City gets pulse of its citizens at town hall
July 2, 2014
By Christina Corrales-Toy
Feedback given on marijuana, work at Lake Boren Park
About 130 residents armed with electronic voting clickers responded to poll questions at the city’s annual town hall meeting held June 3 at The Golf Club at Newcastle.
Unlike the town hall in October, this meeting was less presentation-based and more about soliciting resident feedback on a variety of topics, including marijuana and Lake Boren Park improvements.
The electronic voting devices allowed residents to offer real-time responses, and gave City Council members and staff a better idea of their citizens’ priorities.
At the town hall, the majority of residents polled expressed hesitancy about extra pay structures to fund Lake Boren Park and road improvements.
When asked if they would support a bond to upgrade or add improvements to Lake Boren Park, 54 percent of attendees responded no, while 62 percent said no to the establishment of a $20 car-tab fee to help maintain the city’s road system.
Sixty-five percent of those polled said they were not in favor of seeing marijuana processing, production or retail establishments in the city. The Newcastle City Council has considered a marijuana moratorium in the past, including shooting one down in December. The board took a look at it again in the May 6 meeting, but had tabled the discussion until July 1.
City staff considers the potential for any marijuana-related business activity in Newcastle very low due to state Liquor Control Board rules on where marijuana facilities can set up shop. Also, the state’s marijuana retail license lottery came and went without any impacts on Newcastle.

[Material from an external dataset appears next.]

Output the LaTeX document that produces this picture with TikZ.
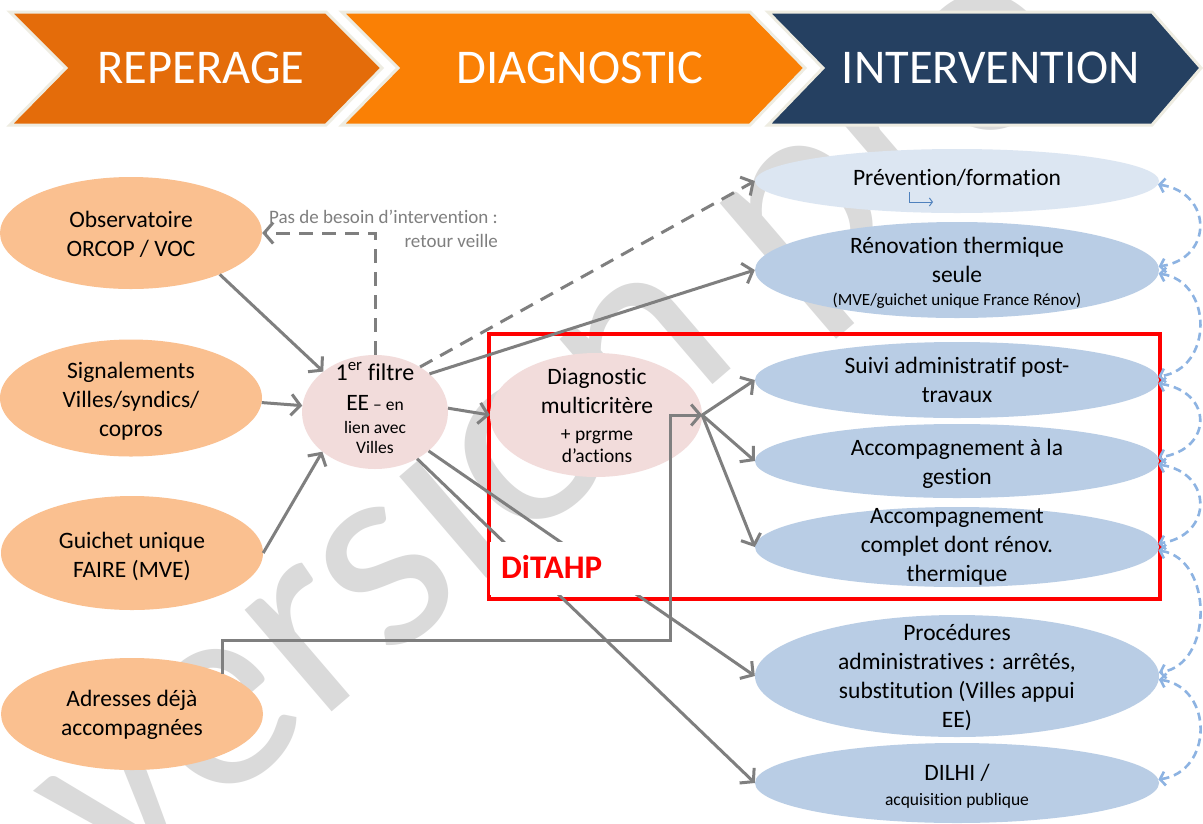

In what was the most one-sided response of the evening, 92 percent of those polled said they would be in favor of a distinct ZIP code for Newcastle.
“That result does not surprise me,” Mayor Steve Buri told the audience. “Since I’ve been on the council, and in many years prior, there have been various attempts to get Newcastle a ZIP code. We’ve obviously not been successful, but there are some new ideas that are being considered and it’s something we can continue to pursue.”
The city last petitioned for its own ZIP code in 2009, but the local U.S. Postal Service denied it. At the time, the city’s formal presentation to postal service managers cited delivery issues and a loss of sales tax based on improper coding as reasons a unique ZIP code was necessary.
Newcastle also applied for a ZIP code in 1994 and 2004. Cities must wait five years between ZIP code requests.
After the poll questions, residents had the opportunity to take to the microphone and ask questions and provide comments.
More than a few residents had concerns about speeding on their streets and asked the city to consider speed bumps in their neighborhoods.
Councilman Rich Crispo pointed out that the residential speed limit in the state of Washington is 25 mph, and encouraged citizens to make sure they adhere to it.
“It’s not a thoroughfare, it’s not a highway, and you only have a speed problem or a requirement of speed bumps because people in our own towns don’t recognize that this is for a safety reason,” he said. “We do not have a right to go five miles over the speed limit in a neighborhood. You just don’t.”